MARA : INTÉGRALE
Mara T.1 à 5 – Italie – 2011 / 2017
Genre : Thriller, Érotique
Dessinateur : Cosimo Ferri
Scénariste : Cosimo Ferri
Nombre de pages : 240 pages
Éditeur : Tabou Edition
Date de sortie : 23 octobre 2024
LE PITCH
Mara, 29 ans, est écrivaine de romans policiers, passionnée de cas non résolus. Pour mener à bien ses projets éditoriaux, elle mène l’enquête et, souvent, démasque l’auteur des crimes. Mais c’est là que se révèle la face sombre de la jolie jeune femme: N’ayant aucune confiance dans la justice des hommes, elle décide d’être la main de Dieu et de châtier elle-même le coupable. Belle et désinhibée, elle sait fort bien attirer sa proie vers la toile qu’elle tisse tout au long de l’histoire.
Les secrets de son corps
Édités pour la première fois de 2011 à 2017, les cinq tomes de Mara marquaient la rencontre entre l’artiste italien Cosimo Ferri, pratiquant aujourd’hui l’édition distincte pour ses Ulysse et Achille avec version porno (chez Tabou) ou très softs (chez Graph Zeppelin), avec le lectorat français. Un polar, thriller porno sur fond de fantastique et de délires ésotériques. Oui, vaste programme.
Le premier tome de Mara, La Folie lucide, est même l’un des tout premiers travaux professionnels de Cosimo Ferri et avec les années de distance cela se voit forcément : les dessins sont encore très fragiles, les personnages parfois rigides et peu expressifs, le découpage trop sobre et la colorisation est encore bien loin de la patine ultra-réaliste qu’on lui connait. Même l’histoire plaçant la romancière libertine et échangiste Mara pour quelques jours dans une maison aristocrate avec crimes et secrets sordides à la Agatha Christie, fait un peu exercice scolaire. Les scènes de sexes, nombreuses et particulièrement explicites (madame est vraiment très ouverte) tombent régulièrement comme une touffe dans la soupe. Pourtant, cette volonté de marier un véritable scénario, de travailler une ambiance à l’ancienne avec déjà un petit soupçon de fantastique et d’épouvante, avec un programme pour adulte, reste plutôt rare dans le genre. Surtout, par son mélange d’incorrection et d’élégance, sa faim de sexe insatiable et son esprit pointu, et son physique élancée particulièrement attirant, Mara s’impose effectivement comme un personnage à suivre.
La tête et les jambes
C’est véritablement avec le second album publié deux ans plus tard que la série prend forme, la plaçant justement directement au centre d’une vaste trame mêlant kidnapping d’une adolescente, meurtre d’une diva de l’opéra, cadavres momifiés dissimulés dans la cave de l’époux et une omniprésente société secrète tentaculaire bien incrustée au Vatican. Désormais l’horreur et la violence s’ancrent directement dans le cœur du récit, les meurtres s’enchainent aussi vites que les révélations et les partenaires (hommes, femmes, couples, transsexuels… peu importe nous dit-elle), mais Cosimo Ferri ne perd jamais de vue ni la mise en place d’un scénario complexe s’engouffrant dans le passé trouble de l’héroïne, jouant avec quelques pouvoirs latents (visions des morts et résistance hors du commun), jusqu’à un final aux inspirations gothiques totalement assumées. Une sorte de grand fourre-tout où l’auteur mélange toute ses aspirations, ses envies, ses influences (du roman noir au giallo en passant par les fumetti de cul) qui forcément n’est finalement pas toujours si simple que cela à suivre et donne aussi régulièrement l’impressions que ce dernier abandonne en cours de route quelques pistes et personnages, exactement comme Mara se lance dans une nouvelle histoire de passion charnelle et parfois même d’amour.

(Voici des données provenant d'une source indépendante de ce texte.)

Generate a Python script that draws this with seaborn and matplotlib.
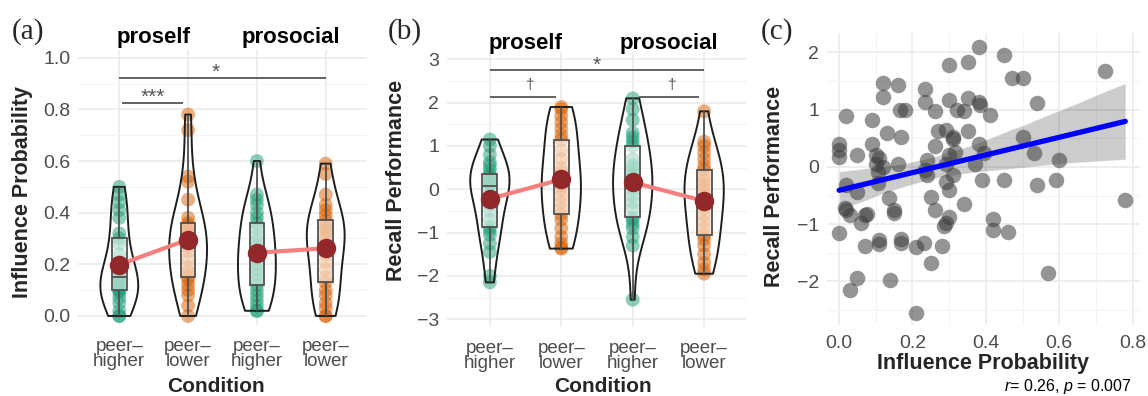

Programme sacrément copieux donc, auquel il faut ajouter les incontournables, et torrides, parties de jambes en l’air toujours très libres et sans fausses pudeurs, où on voit aussi rapidement la progression constante et spectaculaire du dessinateur aboutissant dans le dernier tome, La Main de dieu, à une patine extrêmement fouillée, aux contours finement brossés, aux formes docilement détaillées, et une colorisation en couleurs directes dont les matières et les ombrages offrent un réalisme troublant. De quoi démultiplier les effets d’une aventure déjà bien corsée.